While there is certainly value in the efficiencies of repeatable process, common lexicon and familiar tools, unfortunately process often replaces creativity, critical thinking and the entrepreneurial spirit of an organisation, as team members become checklist drones.
When we speak of specific methodologies, a lot of managers lean on some turn-key processes/tools without regard for the skills, personalities and project portfolio of the team.
This can lead to increased spending on tools and the higher costs of hiring certified project leaders, without the return on investment that organisations were hoping for.
The following is what organisations therefore need to do in order to implement a project delivery that drives results and contributes to a company’s competitive advantage:
Define one’s purpose
Every company, team, initiative needs to have a purpose and the PMO is no different.
Is it more of an administrative office to ensure project documents/artifacts are completed and archived appropriately or license and quality assurance processes are completed?
Is it designed primarily to ensure the business case makes sense, resources/investments fit the business case and track the various financials throughout the project?
Or is it responsible for challenging the business case, pushing the organisation and working across all functions of the business, looking to change the industry in which they operate?
Be honest with yourself
If you are going to implement a successful project methodology, then you must take stock of the talent on your team, understand how your team works/communicates with one another and other functions of the organisation and what the perceived value of project management is across the organisation.
For example, trying to implement a CMMI level 5 process in a startup or at a creative firm is going to be difficult. And attempting to implement a ‘social’ process that requires near real-time collaboration and flexibility with legal or accounting is going to flop.
You need to match the process, development and roll-out of that process to meet the personalities, knowledge/skill and flow of your organisation.
Implement a framework… not a methodology
The process/methodology/framework must provide guideposts to operate within, as well as empower the project manager and their team to get the work done in a manner that truly taps into the skills and talents of the team members.
Arm the team
Once you know what the team’s mission is, you have identified the ‘profile’ of your organisation and identified a framework for them to work within, don’t leave them in the field without tools to execute.
There are some great open source tools out there but these often come with less support and require some level of tech competency to ‘make it your own.’
If you are a software dev. firm this isn’t an issue but if you have finance and marketing on your project teams, this could set you up for disaster. Do some research, ask for a few test accounts and get your team an effective toolset to work with.
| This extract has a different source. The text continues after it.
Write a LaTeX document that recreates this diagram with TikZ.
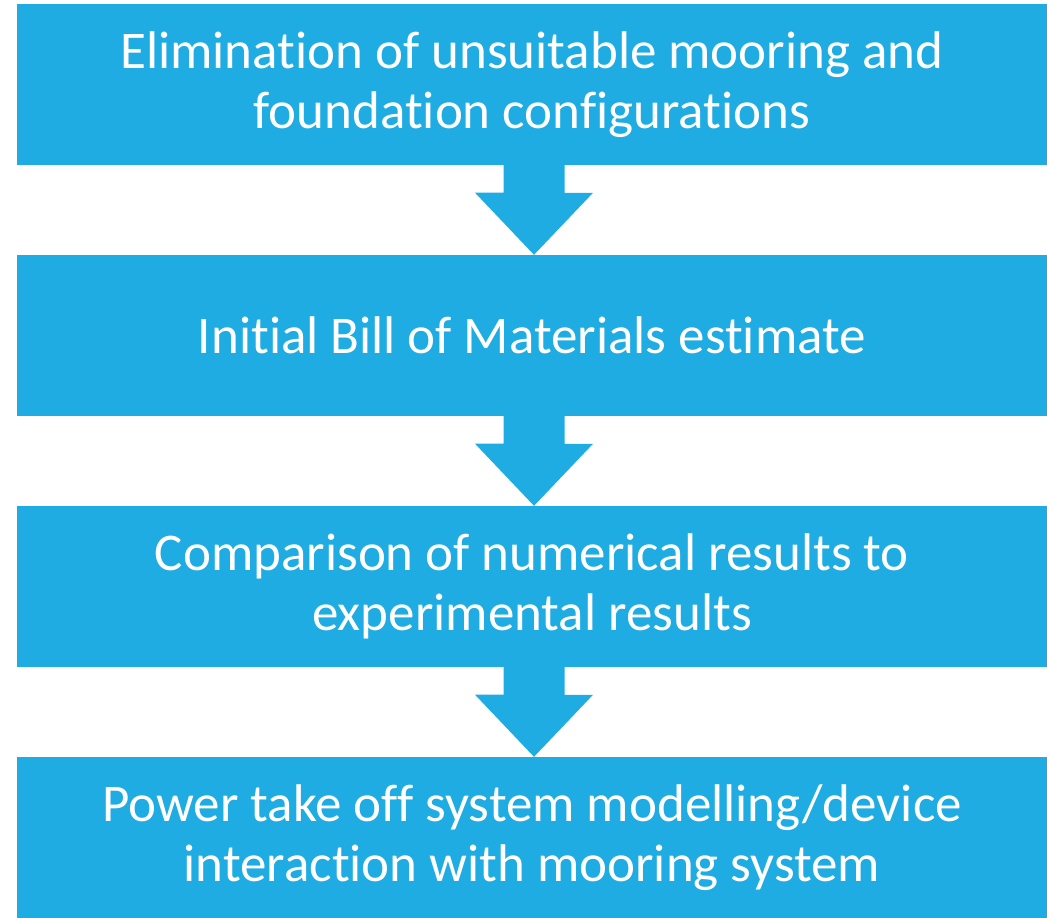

A few key items should include: anywhere access to documents and project schedules, a collaboration platform vs. static email, web-conferencing tools and risk and change management.
A platform that can combine all these features (with financials AND resource management) would be a great tool for the team.
Evangelize project management
Executive support of the framework, tools and talent coming from the project team is imperative to successfully implementing a project methodology.
The project manager is your expert, but the organisation must understand the mission of the team and why this function is important to the greater success of the organisation.
Executives should be able to explain the basic framework and common themes/terms used, in order to drive adoption across the organisation.
All the templates and tools in the world won’t help if the company doesn’t realize the importance.
Educate and promote
Some of the key benefits of a repeatable process include rapid assimilation of new employees, measurable performance and identifying areas for improvement.
Companies must continue to develop their project leaders’ technical, business and leadership acumen.
Lastly, the organisation will see the benefits as more and more projects run through the team/function and these wins/improvements must be promoted throughout the organisation.
When projects impact cost savings, increase in market share and so on, then those wins need to be shared and attributed to the project function.
There was a time when folks looked at joining a new project as a career booster and organisations need to get that excitement back.
Organisation awareness, end-user adoption and executive support are all key to any project’s success and this initiative won’t be any different.
Consider these suggestions prior to starting the tactical implementation of a new methodology in your organisation.